Some things, though, don’t change, and everyone has a doomed acceptance of the inevitable adultery between Lancelot and Guinevere, though it nearly tears New Camelot apart before it can face the alien threat. But ultimately, Camelot 3000 isn’t about the constrictive patterns of myth (as with The Owl Service), it’s about King Arthur and his knights being a symbol of hope in a future very much in need of it. So, the reliving of past mistakes provides interesting storylines, but ultimately the series is about our heroes’ triumphs despite their flaws, not the dark undertow of a bleak mythic destiny.

Camelot 3000 was intended to come out monthly, and did, for the first nine issues, after which it slowed down. In his introduction, Mike Barr says he warned DC they should stockpile issues before launching the series, knowing penciller Brian Bolland wouldn’t be able to stick to a monthly schedule, but they ignored him. As a result, although the first issue came out in December 1982, the last (with almost a year between it and issue 11) came out in April 1985.

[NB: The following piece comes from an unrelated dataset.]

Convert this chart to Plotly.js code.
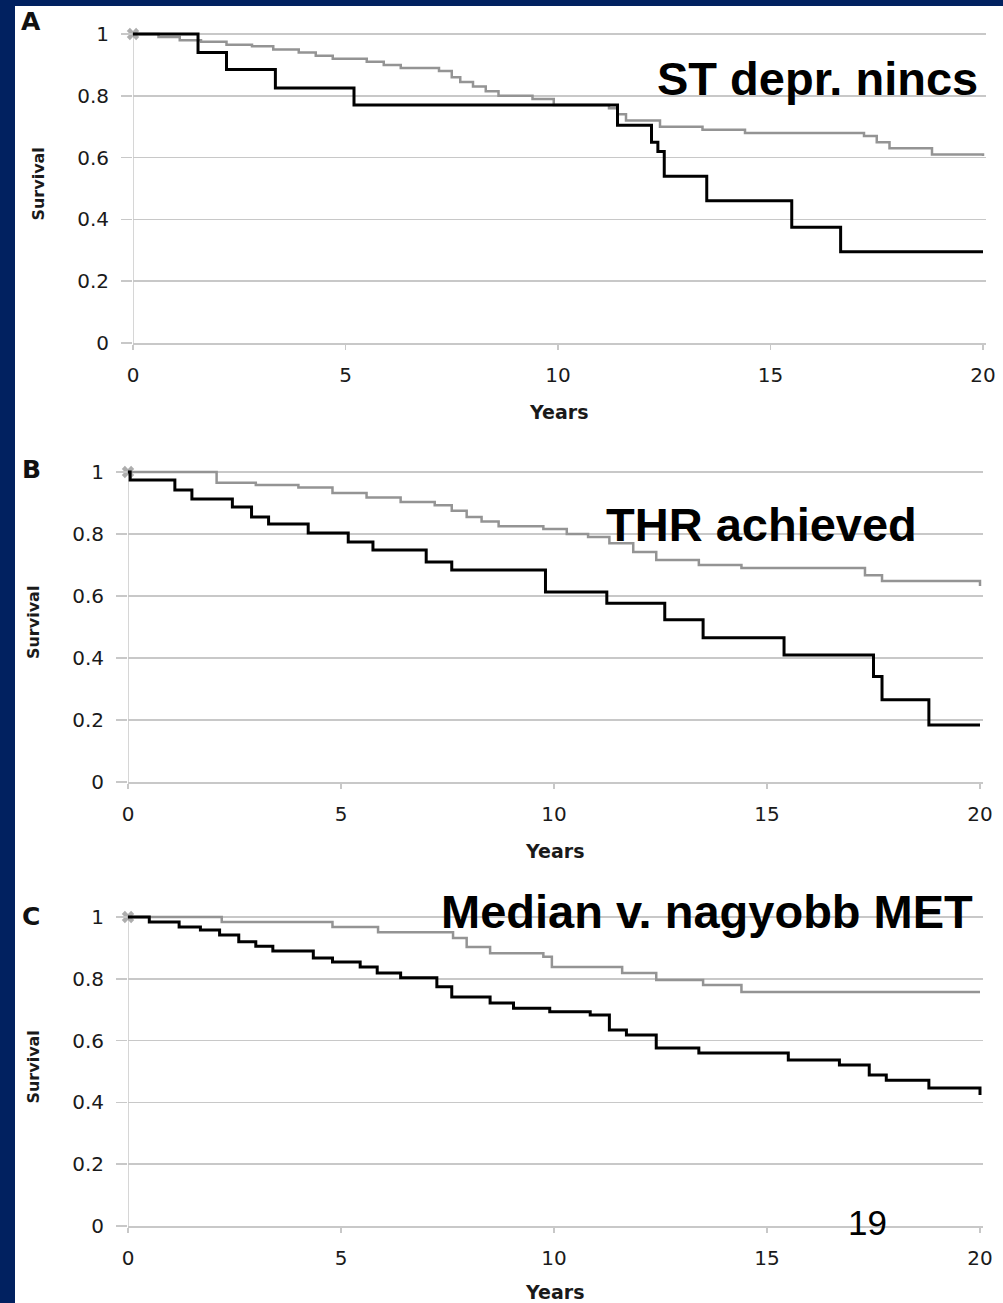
<!DOCTYPE html>
<html>
<head>
<meta charset="utf-8">
<script src="https://cdn.plot.ly/plotly-3.0.1.min.js"></script>
<style>
  html, body { margin: 0; padding: 0; background: #012160; width: 1003px; height: 1303px; overflow: hidden; }
  #plot { position: absolute; left: 15px; top: 6px; width: 988px; height: 1297px; }
</style>
</head>
<body>
<div id="plot"></div>
<script>
// ---- Data ----
const panelLetters = ["A", "B", "C"];
const panelTitles = ["ST depr. nincs", "THR achieved", "Median v. nagyobb MET"];
const xTickVals = [0, 5, 10, 15, 20];
const yTickVals = [0, 0.2, 0.4, 0.6, 0.8, 1];

// Panel A
const tA_black = [0, 1.53, 2.2, 3.35, 5.2, 11.4, 12.2, 12.35, 12.5, 13.5, 15.5, 16.65, 20];
const sA_black = [1, 0.94, 0.885, 0.825, 0.77, 0.705, 0.65, 0.62, 0.54, 0.46, 0.375, 0.295, 0.295];
const tA_gray = [0, 0.6, 1.1, 1.6, 2.2, 2.8, 3.3, 3.9, 4.3, 4.7, 5.5, 5.9, 6.3, 7.2, 7.5, 7.7, 8.0, 8.3, 8.6, 9.4, 9.9, 11.2, 11.4, 11.6, 12.4, 13.4, 14.4, 17.2, 17.5, 17.8, 18.8, 20];
const sA_gray = [1, 0.99, 0.98, 0.975, 0.965, 0.96, 0.95, 0.94, 0.93, 0.92, 0.91, 0.90, 0.89, 0.88, 0.86, 0.845, 0.83, 0.815, 0.80, 0.79, 0.77, 0.76, 0.74, 0.72, 0.70, 0.69, 0.68, 0.67, 0.65, 0.63, 0.61, 0.605];

// Panel B
const tB_black = [0, 0.05, 1.1, 1.5, 2.45, 2.9, 3.3, 4.23, 5.17, 5.75, 7.0, 7.6, 9.8, 11.24, 12.6, 13.5, 15.4, 17.5, 17.7, 18.8, 20];
const sB_black = [1, 0.974, 0.942, 0.913, 0.887, 0.855, 0.832, 0.803, 0.774, 0.748, 0.71, 0.684, 0.613, 0.577, 0.523, 0.465, 0.41, 0.34, 0.265, 0.184, 0.184];
const tB_gray = [0, 2.08, 3.0, 4.0, 4.8, 5.6, 6.4, 7.2, 7.6, 7.95, 8.3, 8.7, 9.75, 10.3, 10.8, 11.3, 11.86, 12.4, 13.4, 14.4, 17.3, 17.7, 20];
const sB_gray = [1, 0.965, 0.958, 0.95, 0.932, 0.918, 0.903, 0.893, 0.875, 0.855, 0.84, 0.825, 0.816, 0.80, 0.79, 0.77, 0.742, 0.716, 0.70, 0.69, 0.667, 0.648, 0.632];

// Panel C
const tC_black = [0, 0.5, 1.2, 1.7, 2.15, 2.6, 3.0, 3.4, 4.35, 4.8, 5.45, 5.85, 6.4, 7.25, 7.6, 8.5, 9.05, 9.9, 10.85, 11.3, 11.7, 12.4, 13.4, 15.5, 16.7, 17.4, 17.8, 18.8, 20];
const sC_black = [1, 0.984, 0.968, 0.958, 0.942, 0.92, 0.905, 0.89, 0.867, 0.854, 0.838, 0.819, 0.803, 0.774, 0.741, 0.722, 0.705, 0.693, 0.683, 0.634, 0.618, 0.576, 0.56, 0.537, 0.521, 0.489, 0.472, 0.447, 0.424];
const tC_gray = [0, 2.2, 4.8, 5.87, 7.63, 7.95, 8.5, 9.75, 9.95, 11.6, 12.4, 13.5, 14.4, 20];
const sC_gray = [1, 0.984, 0.968, 0.951, 0.932, 0.903, 0.883, 0.871, 0.838, 0.819, 0.796, 0.78, 0.757, 0.757];

// ---- Layout geometry (pixels inside the 988x1297 plot div) ----
const W = 988, H = 1297;
const GRID = '#c8c8c8';
const GRAYLINE = '#949494';
const panels = [
  { x0: 118, x20: 968, y0: 337, y1: 28, black: [tA_black, sA_black], gray: [tA_gray, sA_gray],
    letter: [16, 16], title: { x: 965, y: 72, anchor: 'right' } },
  { x0: 113, x20: 965, y0: 776, y1: 466, black: [tB_black, sB_black], gray: [tB_gray, sB_gray],
    letter: [16, 463], title: { x: 904, y: 518.5, anchor: 'right' } },
  { x0: 113, x20: 965, y0: 1220, y1: 911, black: [tC_black, sC_black], gray: [tC_gray, sC_gray],
    letter: [16, 910], title: { x: 960, y: 905.5, anchor: 'right' } }
];
const XMAX = 20.06, YMAX = 1.03;

const data = [];
const layout = {
  width: W, height: H,
  margin: { l: 0, r: 0, t: 0, b: 0, pad: 0 },
  paper_bgcolor: '#ffffff',
  plot_bgcolor: 'rgba(0,0,0,0)',
  showlegend: false,
  shapes: [],
  annotations: []
};

panels.forEach((p, i) => {
  const n = i === 0 ? '' : String(i + 1);
  const xa = 'x' + n, ya = 'y' + n;
  const pxPerX = (p.x20 - p.x0) / 20;
  const pxPerY = (p.y0 - p.y1);
  const xRight = p.x0 + XMAX * pxPerX;
  const yTop = p.y0 - YMAX * pxPerY;

  layout['xaxis' + n] = {
    domain: [p.x0 / W, xRight / W],
    range: [0, XMAX],
    anchor: ya,
    tickvals: xTickVals,
    ticks: 'outside', ticklen: 5, tickwidth: 1.5, tickcolor: GRID,
    showgrid: false, zeroline: false,
    showline: true, linecolor: GRID, linewidth: 1.5,
    ticklabelstandoff: 8,
    tickfont: { family: 'DejaVu Sans', size: 20, color: '#1a1a1a' },
    title: { text: 'Years', standoff: 20, font: { family: 'DejaVu Sans', size: 19, color: '#1a1a1a', weight: 'bold' } },
    fixedrange: true
  };
  layout['yaxis' + n] = {
    domain: [1 - p.y0 / H, 1 - yTop / H],
    range: [0, YMAX],
    anchor: xa,
    tickvals: yTickVals,
    ticks: 'outside', ticklen: 11, tickwidth: 1.5, tickcolor: GRID,
    showgrid: true, gridcolor: GRID, gridwidth: 1.5,
    zeroline: false, showline: false,
    ticklabelstandoff: 8,
    tickfont: { family: 'DejaVu Sans', size: 20, color: '#1a1a1a' },
    title: { text: 'Survival', standoff: 28, font: { family: 'DejaVu Sans', size: 16, color: '#1a1a1a', weight: 'bold' } },
    fixedrange: true
  };
  // vertical axis line from 0 to 1
  layout.shapes.push({ type: 'line', xref: xa, yref: ya, x0: 0, x1: 0, y0: 0, y1: 1,
    line: { color: GRID, width: 1.5 }, layer: 'below' });

  const gt = p.gray[0], gs = p.gray[1];
  data.push({
    type: 'scatter', mode: 'lines+markers', xaxis: xa, yaxis: ya,
    x: gt, y: gs, line: { shape: 'hv', color: GRAYLINE, width: 2.5 },
    marker: { symbol: 'x', color: '#8a8a8a', size: gt.map((_, k) => k === 0 ? 11 : 0), line: { width: 0 } },
    cliponaxis: false, hoverinfo: 'skip'
  });
  const bt = p.black[0], bs = p.black[1];
  data.push({
    type: 'scatter', mode: 'lines', xaxis: xa, yaxis: ya,
    x: bt, y: bs, line: { shape: 'hv', color: '#000000', width: 3 },
    hoverinfo: 'skip'
  });

  layout.annotations.push({
    xref: 'paper', yref: 'paper', x: p.letter[0] / W, y: 1 - p.letter[1] / H,
    xanchor: 'center', yanchor: 'middle', showarrow: false,
    text: panelLetters[i], font: { family: 'DejaVu Sans', size: 25, color: '#111', weight: 'bold' }
  });
  layout.annotations.push({
    xref: 'paper', yref: 'paper', x: p.title.x / W, y: 1 - p.title.y / H,
    xanchor: p.title.anchor, yanchor: 'middle', showarrow: false,
    text: panelTitles[i], font: { family: 'Liberation Sans', size: 47, color: '#000', weight: 'bold' }
  });
});

layout.annotations.push({
  xref: 'paper', yref: 'paper', x: 852 / W, y: 1 - 1216 / H,
  xanchor: 'center', yanchor: 'middle', showarrow: false,
  text: '19', font: { family: 'Liberation Sans', size: 35, color: '#000' }
});

Plotly.newPlot('plot', data, layout, { displayModeBar: false, staticPlot: true });
</script>
</body>
</html>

It’s a fun series, feeling a little 2000AD-ish in places with its touches of anarchic satire, but no way near as dark as 1980s comics would become. Brian Bolland’s art remains one of the main selling points, though he’s not inking his own work, and it looks a little cruder than we tend to get from him now (particularly in the last issue, making me wonder if it was perhaps a little squeezed in between other projects). And I like the idea of how King Arthur’s return is handled. According to Barr, this was the first story to address the actual return of the Once and Future King — though Merlin pops up all the time in 1970s and 1980s UK kids’ TV; and one series at least, Raven (1977), is about a reincarnation of King Arthur, though not of the swords-versus-aliens type.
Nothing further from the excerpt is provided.